BEGIN DATA

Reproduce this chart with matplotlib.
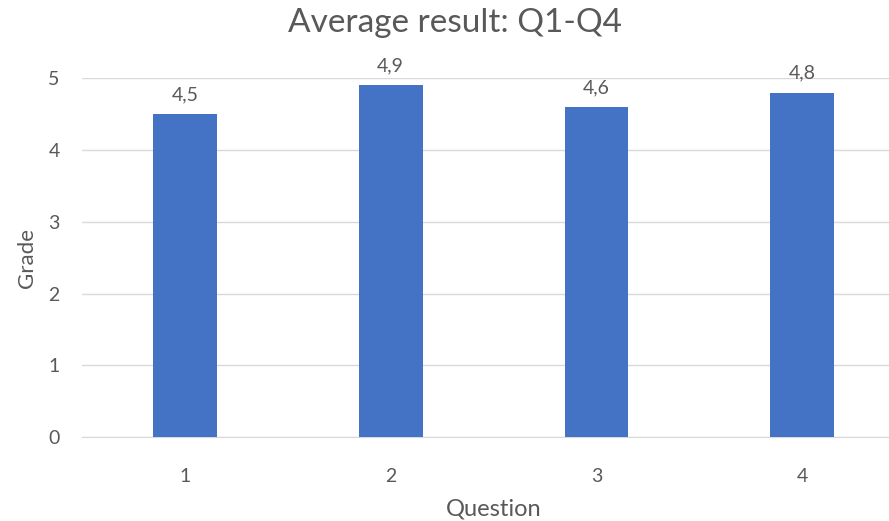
import matplotlib.pyplot as plt

# ── Données ───────────────────────────────────────────────────────────────────
questions = ["1", "2", "3", "4"]
grades    = [4.5, 4.9, 4.6, 4.8]

BAR_COLOR  = "#4472C4"
TEXT_COLOR = "#595959"
GRID_COLOR = "#D9D9D9"

plt.rcParams["font.family"] = ["Lato", "DejaVu Sans"]

fig = plt.figure(figsize=(8.89, 5.21), dpi=100)
ax = fig.add_axes([0.0922, 0.161, 0.926, 0.689])

x = range(len(questions))
bars = ax.bar(x, grades, width=0.31, color=BAR_COLOR, zorder=3)

for bar, val in zip(bars, grades):
    ax.text(bar.get_x() + bar.get_width() / 2, val + 0.15,
            f"{val:.1f}".replace(".", ","), ha="center", va="bottom",
            fontsize=14, color=TEXT_COLOR)

ax.set_xlim(-0.5, len(questions) - 0.5)
ax.set_ylim(0, 5)
ax.set_yticks(range(0, 6))
ax.set_xticks(list(x))
ax.set_xticklabels(questions)
ax.grid(True, axis="y", color=GRID_COLOR, linewidth=1, zorder=0)
for side in ["top", "right", "left"]:
    ax.spines[side].set_visible(False)
ax.spines["bottom"].set_color(GRID_COLOR)
ax.tick_params(axis="both", length=0, labelsize=14, labelcolor=TEXT_COLOR)
ax.tick_params(axis="x", pad=22)
ax.tick_params(axis="y", pad=16)

ax.set_ylabel("Grade", fontsize=16, color=TEXT_COLOR, labelpad=8)
ax.set_xlabel("Question", fontsize=17, color=TEXT_COLOR, labelpad=10)
fig.text(0.512, 0.955, "Average result: Q1-Q4", ha="center", va="center",
         fontsize=24, color=TEXT_COLOR)

fig.savefig("out.png", dpi=100)
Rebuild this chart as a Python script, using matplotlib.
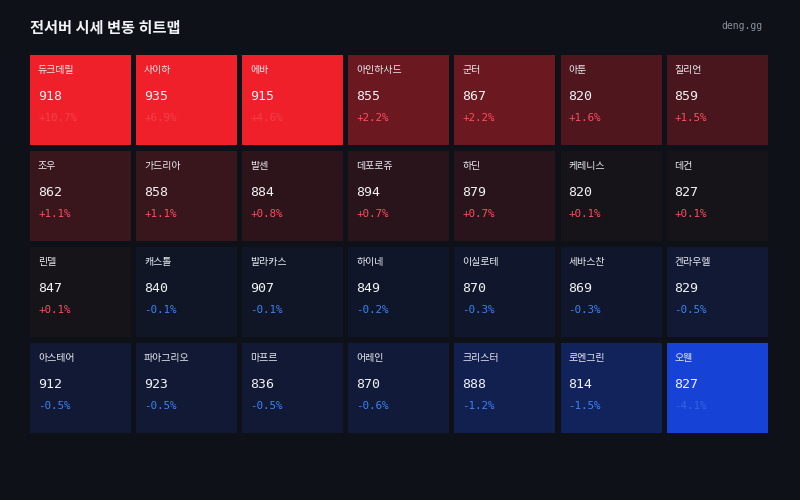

END DATA

SET EXERCISE
Copy out all of the material exactly as written, without its pictures.

REPLY
Reproduce this chart with matplotlib.
import matplotlib.pyplot as plt

# ── Données ───────────────────────────────────────────────────────────────────
questions = ["1", "2", "3", "4"]
grades    = [4.5, 4.9, 4.6, 4.8]

BAR_COLOR  = "#4472C4"
TEXT_COLOR = "#595959"
GRID_COLOR = "#D9D9D9"

plt.rcParams["font.family"] = ["Lato", "DejaVu Sans"]

fig = plt.figure(figsize=(8.89, 5.21), dpi=100)
ax = fig.add_axes([0.0922, 0.161, 0.926, 0.689])

x = range(len(questions))
bars = ax.bar(x, grades, width=0.31, color=BAR_COLOR, zorder=3)

for bar, val in zip(bars, grades):
    ax.text(bar.get_x() + bar.get_width() / 2, val + 0.15,
            f"{val:.1f}".replace(".", ","), ha="center", va="bottom",
            fontsize=14, color=TEXT_COLOR)

ax.set_xlim(-0.5, len(questions) - 0.5)
ax.set_ylim(0, 5)
ax.set_yticks(range(0, 6))
ax.set_xticks(list(x))
ax.set_xticklabels(questions)
ax.grid(True, axis="y", color=GRID_COLOR, linewidth=1, zorder=0)
for side in ["top", "right", "left"]:
    ax.spines[side].set_visible(False)
ax.spines["bottom"].set_color(GRID_COLOR)
ax.tick_params(axis="both", length=0, labelsize=14, labelcolor=TEXT_COLOR)
ax.tick_params(axis="x", pad=22)
ax.tick_params(axis="y", pad=16)

ax.set_ylabel("Grade", fontsize=16, color=TEXT_COLOR, labelpad=8)
ax.set_xlabel("Question", fontsize=17, color=TEXT_COLOR, labelpad=10)
fig.text(0.512, 0.955, "Average result: Q1-Q4", ha="center", va="center",
         fontsize=24, color=TEXT_COLOR)

fig.savefig("out.png", dpi=100)
Rebuild this chart as a Python script, using matplotlib.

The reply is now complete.